Instinctively, we already know what a growing body of research is telling us: being active is good for our mental health.
This issue, many of our articles focus on the steps we can take to support students’ mental health, and the links between activity and improved mental well-being.
‘Teach Resiliency, One Year In’ looks back at 12 months of progress on this project to support the mental health of students and teachers. The site, developed in collaboration with the Centre for Addiction and Mental Health and Western University, offers new research, engaging articles, programs to use in class, blog postings, topical podcasts and other tools to equip educators for success.
Our ‘Teacher to Teacher’ column suggests practical ways educators can incorporate more mindfulness into their classrooms.
The first of the issue’s two peer-reviewed articles, ‘The Impacts of an Olympics Wrestling Program on the Academic Achievements, Physical Health and Overall Well-being of a 13-year-old Indigenous Youth’ establishes compelling links between the case study’s activity level and her mental health.
Of course, the relationship between physical mental health is a two-way street.
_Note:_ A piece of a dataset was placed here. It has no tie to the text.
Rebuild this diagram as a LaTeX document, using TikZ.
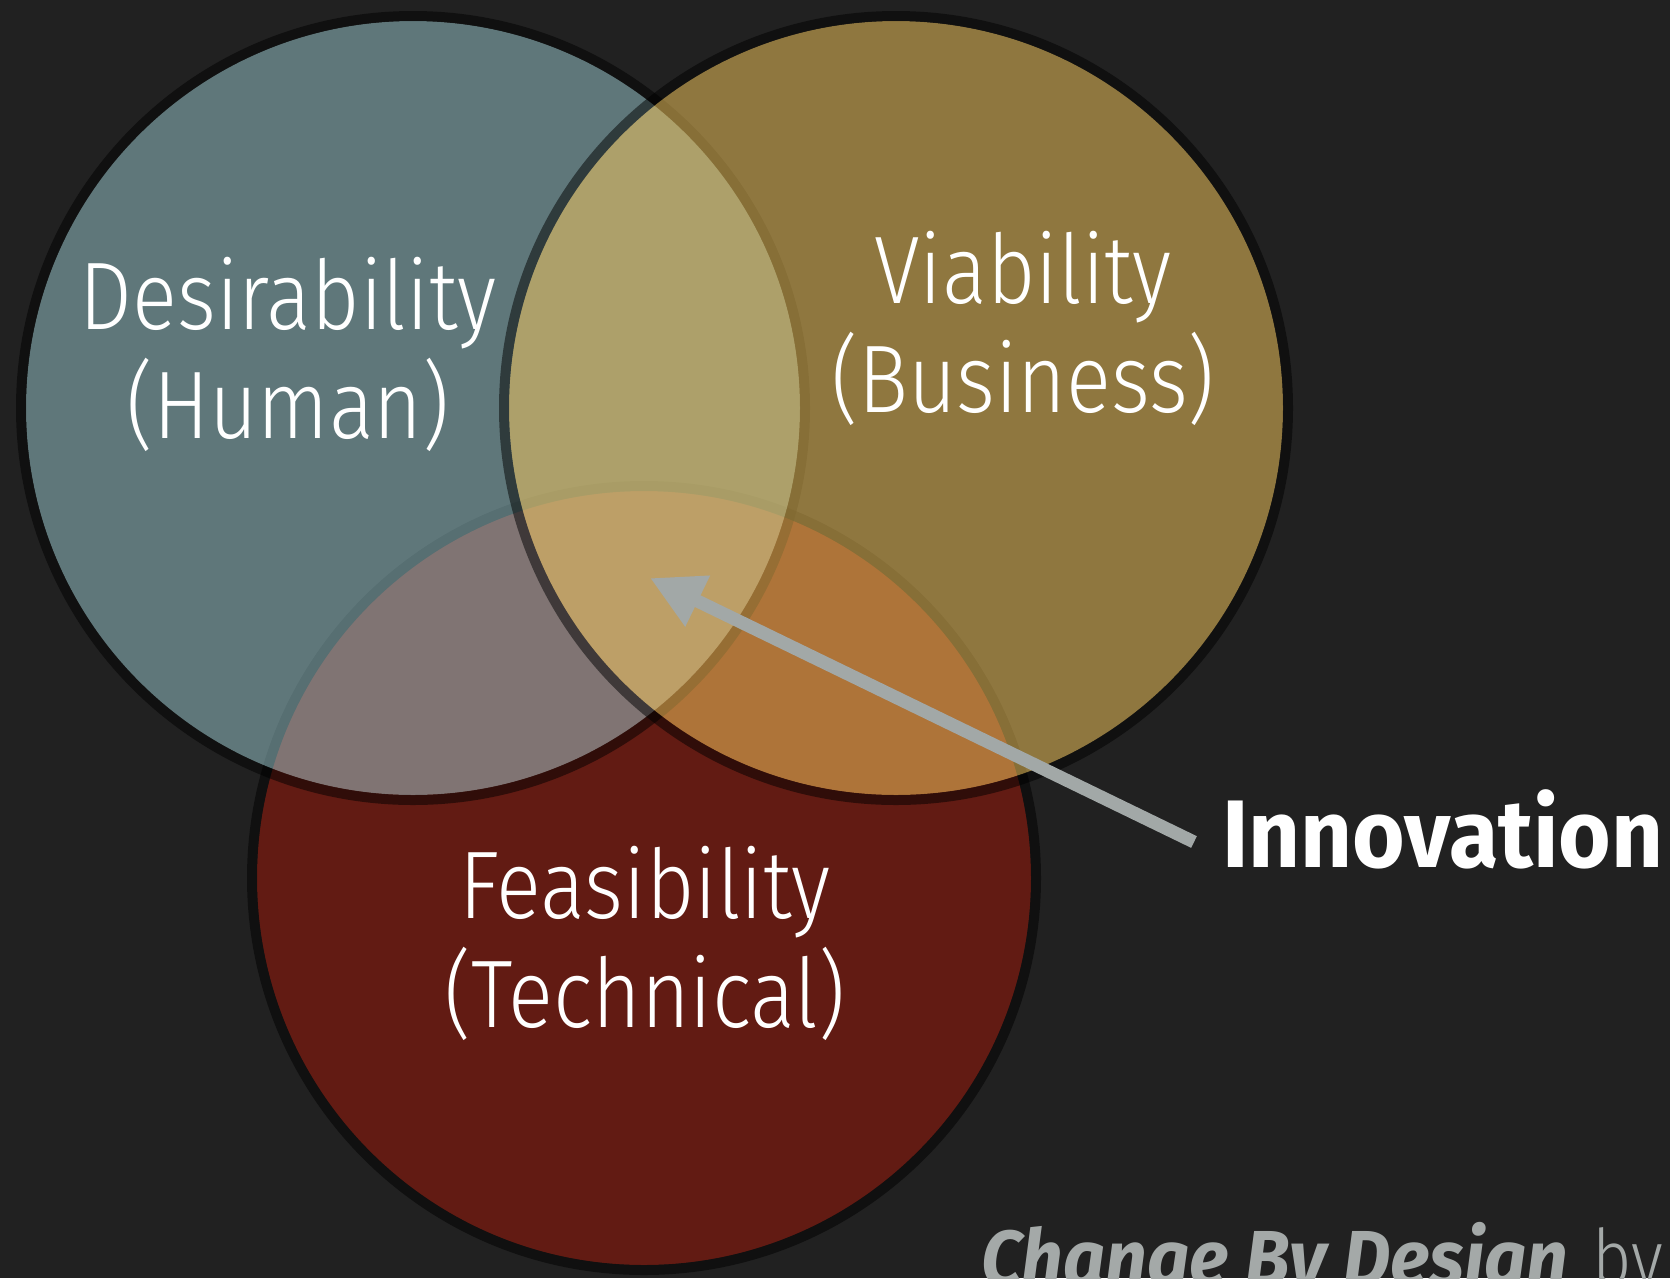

The second peer-reviewed article, ‘Using Instagram to Nurture Relatedness Amongst Girls in Physical and Health Education,’ examines how a socially supportive learning environment may encourage activity among peer groups.
And finally, the subject of our Community Spotlight in this issue, Joyce Sunada, is living proof of the importance of walking the walk and finding the time to take care of both our physical and mental well-being.
We hope you enjoy these articles, plus many more, in this issue of the Journal!